**BRIEF**
In the material below, list every line carrying the string "diagram".

**RECORDED DATA**

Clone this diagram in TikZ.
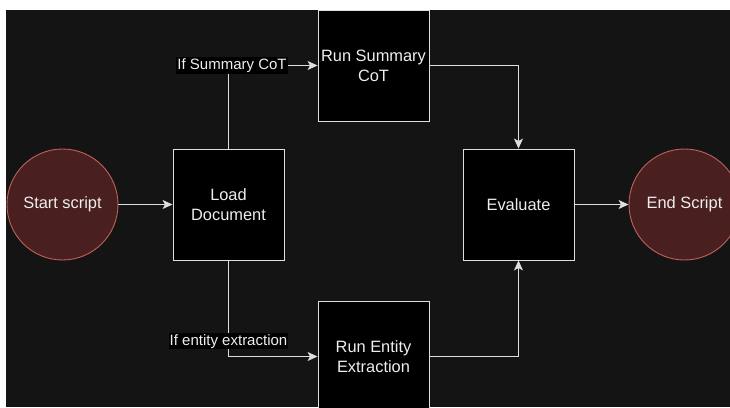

---

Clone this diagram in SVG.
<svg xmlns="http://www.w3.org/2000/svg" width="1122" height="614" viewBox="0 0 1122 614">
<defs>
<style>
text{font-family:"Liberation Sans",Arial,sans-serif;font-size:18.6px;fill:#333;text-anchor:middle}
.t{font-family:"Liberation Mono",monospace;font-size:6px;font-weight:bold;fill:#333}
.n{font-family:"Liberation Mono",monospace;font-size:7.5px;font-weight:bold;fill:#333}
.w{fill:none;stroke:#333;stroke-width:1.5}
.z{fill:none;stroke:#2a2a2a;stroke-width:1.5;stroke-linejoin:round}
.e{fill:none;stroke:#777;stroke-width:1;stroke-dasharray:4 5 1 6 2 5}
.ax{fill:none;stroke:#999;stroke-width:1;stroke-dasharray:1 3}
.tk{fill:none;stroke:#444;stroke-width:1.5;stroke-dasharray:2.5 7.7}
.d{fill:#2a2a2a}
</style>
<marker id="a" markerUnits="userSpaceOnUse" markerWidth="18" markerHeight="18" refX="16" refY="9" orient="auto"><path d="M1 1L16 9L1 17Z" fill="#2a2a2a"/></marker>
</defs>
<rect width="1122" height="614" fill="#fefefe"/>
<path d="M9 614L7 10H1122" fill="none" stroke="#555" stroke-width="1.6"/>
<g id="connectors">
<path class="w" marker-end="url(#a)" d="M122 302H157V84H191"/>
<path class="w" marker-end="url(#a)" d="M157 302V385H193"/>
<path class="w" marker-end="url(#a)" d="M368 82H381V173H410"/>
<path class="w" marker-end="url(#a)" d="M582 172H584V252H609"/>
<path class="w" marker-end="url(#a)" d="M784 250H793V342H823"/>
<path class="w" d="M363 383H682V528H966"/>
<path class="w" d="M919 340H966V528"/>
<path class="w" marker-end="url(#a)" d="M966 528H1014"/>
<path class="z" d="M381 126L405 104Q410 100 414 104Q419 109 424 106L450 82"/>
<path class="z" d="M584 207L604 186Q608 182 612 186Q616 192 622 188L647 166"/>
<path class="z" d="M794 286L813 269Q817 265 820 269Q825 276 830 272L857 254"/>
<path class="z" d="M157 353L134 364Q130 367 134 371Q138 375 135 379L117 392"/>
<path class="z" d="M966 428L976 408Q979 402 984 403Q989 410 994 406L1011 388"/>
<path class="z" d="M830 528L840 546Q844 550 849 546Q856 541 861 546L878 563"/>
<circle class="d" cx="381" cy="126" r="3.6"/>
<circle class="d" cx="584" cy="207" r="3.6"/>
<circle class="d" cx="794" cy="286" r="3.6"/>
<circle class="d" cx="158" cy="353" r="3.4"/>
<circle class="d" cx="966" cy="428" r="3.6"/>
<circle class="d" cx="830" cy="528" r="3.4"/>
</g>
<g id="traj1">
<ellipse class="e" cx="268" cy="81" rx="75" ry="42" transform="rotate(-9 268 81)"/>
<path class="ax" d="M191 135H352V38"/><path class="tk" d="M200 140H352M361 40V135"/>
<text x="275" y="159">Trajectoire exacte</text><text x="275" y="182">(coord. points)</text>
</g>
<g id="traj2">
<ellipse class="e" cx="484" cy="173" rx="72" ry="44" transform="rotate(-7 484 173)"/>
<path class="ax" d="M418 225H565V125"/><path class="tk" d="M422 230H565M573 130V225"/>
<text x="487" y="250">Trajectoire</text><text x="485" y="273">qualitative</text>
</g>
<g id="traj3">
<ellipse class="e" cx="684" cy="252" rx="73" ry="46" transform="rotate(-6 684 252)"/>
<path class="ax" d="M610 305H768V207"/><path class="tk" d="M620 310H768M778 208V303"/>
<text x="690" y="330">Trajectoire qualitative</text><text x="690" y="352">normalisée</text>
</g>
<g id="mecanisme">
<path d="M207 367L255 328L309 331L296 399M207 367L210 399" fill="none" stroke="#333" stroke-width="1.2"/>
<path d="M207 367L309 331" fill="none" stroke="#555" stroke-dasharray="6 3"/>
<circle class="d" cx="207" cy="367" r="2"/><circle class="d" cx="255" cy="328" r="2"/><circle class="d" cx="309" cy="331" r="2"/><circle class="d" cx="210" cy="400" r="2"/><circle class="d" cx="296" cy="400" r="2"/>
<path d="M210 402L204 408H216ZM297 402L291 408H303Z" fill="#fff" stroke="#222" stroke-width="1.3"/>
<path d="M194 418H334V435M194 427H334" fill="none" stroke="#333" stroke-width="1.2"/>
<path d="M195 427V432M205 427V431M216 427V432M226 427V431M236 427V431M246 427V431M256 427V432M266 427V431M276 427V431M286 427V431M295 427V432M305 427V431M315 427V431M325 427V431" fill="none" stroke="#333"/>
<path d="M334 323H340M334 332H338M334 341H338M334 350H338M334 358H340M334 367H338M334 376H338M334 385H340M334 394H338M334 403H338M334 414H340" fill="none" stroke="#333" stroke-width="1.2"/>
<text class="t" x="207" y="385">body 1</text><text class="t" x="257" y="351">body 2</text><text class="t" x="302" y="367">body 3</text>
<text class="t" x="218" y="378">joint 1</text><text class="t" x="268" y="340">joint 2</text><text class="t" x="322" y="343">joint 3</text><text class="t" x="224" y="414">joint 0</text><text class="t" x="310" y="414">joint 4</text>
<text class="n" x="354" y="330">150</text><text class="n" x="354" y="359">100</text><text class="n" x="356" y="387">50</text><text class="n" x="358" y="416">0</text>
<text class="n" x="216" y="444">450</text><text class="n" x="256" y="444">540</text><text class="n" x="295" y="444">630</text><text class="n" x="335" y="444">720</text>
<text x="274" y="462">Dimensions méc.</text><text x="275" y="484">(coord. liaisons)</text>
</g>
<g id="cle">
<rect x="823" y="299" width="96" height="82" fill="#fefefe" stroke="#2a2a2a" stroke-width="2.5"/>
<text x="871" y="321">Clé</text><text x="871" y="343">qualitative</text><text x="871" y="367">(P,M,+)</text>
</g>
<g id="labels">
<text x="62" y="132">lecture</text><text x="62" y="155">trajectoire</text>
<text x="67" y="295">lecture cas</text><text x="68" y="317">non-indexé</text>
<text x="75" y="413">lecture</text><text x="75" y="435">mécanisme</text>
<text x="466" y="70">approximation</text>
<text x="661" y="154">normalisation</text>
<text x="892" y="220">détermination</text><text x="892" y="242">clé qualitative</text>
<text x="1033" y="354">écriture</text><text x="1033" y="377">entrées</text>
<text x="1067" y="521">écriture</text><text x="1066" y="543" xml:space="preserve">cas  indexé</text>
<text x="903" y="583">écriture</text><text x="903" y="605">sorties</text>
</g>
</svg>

**THE REPLY**
Clone this diagram in TikZ.
Clone this diagram in SVG.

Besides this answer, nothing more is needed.